[guided]The filter gives many intervals, not a single interval chosen once and for all. To extract a point from it, we use the shrinking dense sets $H_m$. For each $m \in \mathbb{N}$, choose $h_m \in G \cap H_m$, so $h_m$ is an interval in the filter with diameter less than $1/m$.
We now turn these small intervals into a nested sequence. Define $q_1 := h_1$. Suppose $q_m \in G$ has already been chosen. Since $G$ is a filter, it is directed downward: for the two conditions $q_m,h_{m+1} \in G$, there exists $q_{m+1} \in G$ such that $q_{m+1} \leq_{\mathbb{P}} q_m$ and $q_{m+1} \leq_{\mathbb{P}} h_{m+1}$. Because the order is reverse inclusion, this means $q_{m+1} \subseteq q_m$ and $q_{m+1} \subseteq h_{m+1}$.
Thus the closures $\overline{q_m}$ form a nested sequence of nonempty compact intervals, since each $q_m$ is a bounded open interval in $\mathbb{R}$. Moreover,
\begin{align*}
\operatorname{diam}(\overline{q_m}) \leq \operatorname{diam}(h_m) < 1/m.
\end{align*}
The nested interval theorem, which follows from completeness of $\mathbb{R}$, gives at least one real number in the intersection of these nested compact intervals. The diameter bound gives uniqueness: if two distinct points lay in every $\overline{q_m}$, their positive distance would be less than $1/m$ for every $m \in \mathbb{N}$. Hence there is a unique real number $x \in \mathbb{R}$ satisfying
\begin{align*}
x \in \bigcap_{m \in \mathbb{N}} \overline{q_m}.
\end{align*}
The uniqueness comes from the diameter bound: two distinct points in all the closures would have positive distance apart, contradicting $\operatorname{diam}(\overline{q_m}) < 1/m$ for sufficiently large $m$.

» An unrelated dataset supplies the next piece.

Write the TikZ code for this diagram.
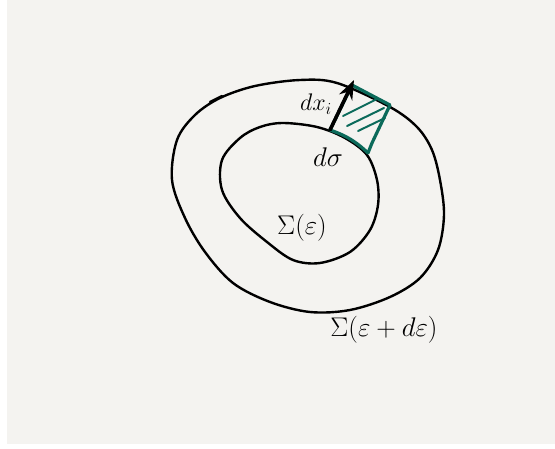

We still need to connect this point $x$ to every interval in the filter, not just to the chosen nested sequence. Fix $p \in G$. For each $m \in \mathbb{N}$, the directedness of $G$ gives $s_m \in G$ with $s_m \leq_{\mathbb{P}} p$ and $s_m \leq_{\mathbb{P}} q_m$. Hence $s_m \subseteq p \cap q_m$, so $p \cap q_m$ is nonempty. Since $x \in \overline{q_m}$ and the interval $q_m$ has diameter less than $1/m$, some point of $p$ lies within distance at most $1/m$ of $x$. Therefore the distance from $x$ to $p$ is at most $1/m$ for every $m$, and so $x \in \overline{p}$.

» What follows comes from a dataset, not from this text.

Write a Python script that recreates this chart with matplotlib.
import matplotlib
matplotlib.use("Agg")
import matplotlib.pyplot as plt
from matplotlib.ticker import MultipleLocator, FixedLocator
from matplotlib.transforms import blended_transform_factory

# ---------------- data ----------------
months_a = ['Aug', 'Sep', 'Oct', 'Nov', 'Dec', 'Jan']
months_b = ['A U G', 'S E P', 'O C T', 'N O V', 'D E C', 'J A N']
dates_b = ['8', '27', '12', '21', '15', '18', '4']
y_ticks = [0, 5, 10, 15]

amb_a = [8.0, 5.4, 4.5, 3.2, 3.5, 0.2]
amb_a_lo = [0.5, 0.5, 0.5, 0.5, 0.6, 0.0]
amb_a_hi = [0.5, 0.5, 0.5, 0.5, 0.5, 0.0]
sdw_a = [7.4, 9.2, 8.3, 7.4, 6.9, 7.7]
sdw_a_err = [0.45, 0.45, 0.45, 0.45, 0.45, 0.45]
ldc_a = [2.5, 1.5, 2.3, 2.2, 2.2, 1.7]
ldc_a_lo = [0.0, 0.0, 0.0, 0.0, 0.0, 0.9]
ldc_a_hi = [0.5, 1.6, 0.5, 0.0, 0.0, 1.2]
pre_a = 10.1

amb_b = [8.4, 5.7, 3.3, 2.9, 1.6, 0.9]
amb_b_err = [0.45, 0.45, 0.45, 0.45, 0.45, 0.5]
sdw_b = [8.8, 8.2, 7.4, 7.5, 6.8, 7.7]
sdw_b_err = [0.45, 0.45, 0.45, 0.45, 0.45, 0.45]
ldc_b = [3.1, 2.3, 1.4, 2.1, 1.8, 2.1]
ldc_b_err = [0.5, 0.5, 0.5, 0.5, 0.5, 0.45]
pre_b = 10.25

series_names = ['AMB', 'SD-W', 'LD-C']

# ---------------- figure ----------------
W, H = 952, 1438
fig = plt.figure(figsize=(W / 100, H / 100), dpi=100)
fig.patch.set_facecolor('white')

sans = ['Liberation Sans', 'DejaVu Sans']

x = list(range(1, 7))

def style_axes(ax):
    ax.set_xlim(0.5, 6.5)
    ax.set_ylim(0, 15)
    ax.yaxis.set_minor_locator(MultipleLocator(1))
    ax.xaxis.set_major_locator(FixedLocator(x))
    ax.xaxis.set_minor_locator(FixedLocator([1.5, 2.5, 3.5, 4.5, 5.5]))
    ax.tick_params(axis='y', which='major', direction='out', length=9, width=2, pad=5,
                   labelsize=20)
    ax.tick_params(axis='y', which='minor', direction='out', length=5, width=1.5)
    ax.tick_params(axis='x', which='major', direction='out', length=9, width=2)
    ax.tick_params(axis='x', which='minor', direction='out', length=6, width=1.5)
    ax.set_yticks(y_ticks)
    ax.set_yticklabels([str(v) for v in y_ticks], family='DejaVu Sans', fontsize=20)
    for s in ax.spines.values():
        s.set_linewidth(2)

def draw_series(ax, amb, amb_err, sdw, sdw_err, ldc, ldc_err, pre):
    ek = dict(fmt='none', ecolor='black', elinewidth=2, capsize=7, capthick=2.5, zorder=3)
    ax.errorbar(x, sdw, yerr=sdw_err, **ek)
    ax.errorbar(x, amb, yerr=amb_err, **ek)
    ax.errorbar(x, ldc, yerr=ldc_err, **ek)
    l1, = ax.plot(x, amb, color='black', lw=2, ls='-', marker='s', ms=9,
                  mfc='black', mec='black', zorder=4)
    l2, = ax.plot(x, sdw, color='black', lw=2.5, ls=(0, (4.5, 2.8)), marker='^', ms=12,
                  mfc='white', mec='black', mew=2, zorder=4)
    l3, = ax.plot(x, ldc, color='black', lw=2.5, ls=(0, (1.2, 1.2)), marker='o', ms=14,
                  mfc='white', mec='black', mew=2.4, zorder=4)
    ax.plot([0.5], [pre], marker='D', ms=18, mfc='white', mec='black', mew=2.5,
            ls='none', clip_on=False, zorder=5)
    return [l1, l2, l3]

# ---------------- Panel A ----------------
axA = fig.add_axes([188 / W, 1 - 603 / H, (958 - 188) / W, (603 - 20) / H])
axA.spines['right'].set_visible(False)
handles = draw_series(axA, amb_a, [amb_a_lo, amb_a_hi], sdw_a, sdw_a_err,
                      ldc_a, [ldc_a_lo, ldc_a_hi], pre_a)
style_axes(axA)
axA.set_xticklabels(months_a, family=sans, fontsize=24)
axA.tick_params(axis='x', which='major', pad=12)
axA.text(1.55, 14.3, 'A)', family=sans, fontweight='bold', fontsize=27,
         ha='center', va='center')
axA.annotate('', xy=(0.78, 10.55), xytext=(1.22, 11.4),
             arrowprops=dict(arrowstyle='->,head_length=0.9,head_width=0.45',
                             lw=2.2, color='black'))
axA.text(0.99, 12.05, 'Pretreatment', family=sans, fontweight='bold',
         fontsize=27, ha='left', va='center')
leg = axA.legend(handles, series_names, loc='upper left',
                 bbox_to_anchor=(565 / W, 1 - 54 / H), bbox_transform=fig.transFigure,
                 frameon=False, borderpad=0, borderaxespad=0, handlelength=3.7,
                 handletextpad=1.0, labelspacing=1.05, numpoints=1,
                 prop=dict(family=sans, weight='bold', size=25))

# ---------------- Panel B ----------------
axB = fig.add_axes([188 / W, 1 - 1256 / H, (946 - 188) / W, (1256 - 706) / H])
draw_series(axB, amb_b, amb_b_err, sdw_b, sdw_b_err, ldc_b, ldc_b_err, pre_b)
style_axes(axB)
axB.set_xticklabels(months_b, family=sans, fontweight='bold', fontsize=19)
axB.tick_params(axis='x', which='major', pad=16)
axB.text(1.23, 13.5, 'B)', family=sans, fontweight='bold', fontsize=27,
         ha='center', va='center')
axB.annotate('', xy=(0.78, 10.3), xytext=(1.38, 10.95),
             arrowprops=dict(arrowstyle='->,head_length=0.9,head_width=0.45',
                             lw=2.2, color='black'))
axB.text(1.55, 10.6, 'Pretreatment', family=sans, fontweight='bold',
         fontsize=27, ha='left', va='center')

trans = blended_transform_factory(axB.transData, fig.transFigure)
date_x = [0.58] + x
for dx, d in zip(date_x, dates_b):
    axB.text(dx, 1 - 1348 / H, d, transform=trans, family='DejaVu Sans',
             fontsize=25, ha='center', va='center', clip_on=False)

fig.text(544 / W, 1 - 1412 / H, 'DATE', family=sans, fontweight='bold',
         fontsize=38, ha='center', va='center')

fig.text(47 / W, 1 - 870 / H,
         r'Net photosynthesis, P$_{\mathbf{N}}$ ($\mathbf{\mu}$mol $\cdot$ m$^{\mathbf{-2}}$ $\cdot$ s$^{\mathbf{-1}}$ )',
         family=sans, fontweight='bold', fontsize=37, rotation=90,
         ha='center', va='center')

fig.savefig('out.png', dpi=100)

Finally fix one obstacle $F_{i,n}$. Because $G$ meets $D_{i,n}$, choose $p_{i,n} \in G \cap D_{i,n}$. From the preceding paragraph, $x \in \overline{p_{i,n}}$. From the definition of $D_{i,n}$,
\begin{align*}
\overline{p_{i,n}} \cap F_{i,n} = \varnothing.
\end{align*}
Therefore $x \notin F_{i,n}$. Since $(i,n)$ was arbitrary,
\begin{align*}
x \notin \bigcup_{(i,n) \in I} F_{i,n}.
\end{align*}
The earlier reduction gave $M_i \subseteq \bigcup_{n \in \mathbb{N}} F_{i,n}$ for every $i < \lambda$, so
\begin{align*}
x \notin \bigcup_{i < \lambda} M_i.
\end{align*}
This produces a real number outside the union, and hence
\begin{align*}
\bigcup_{i < \lambda} M_i \neq \mathbb{R}.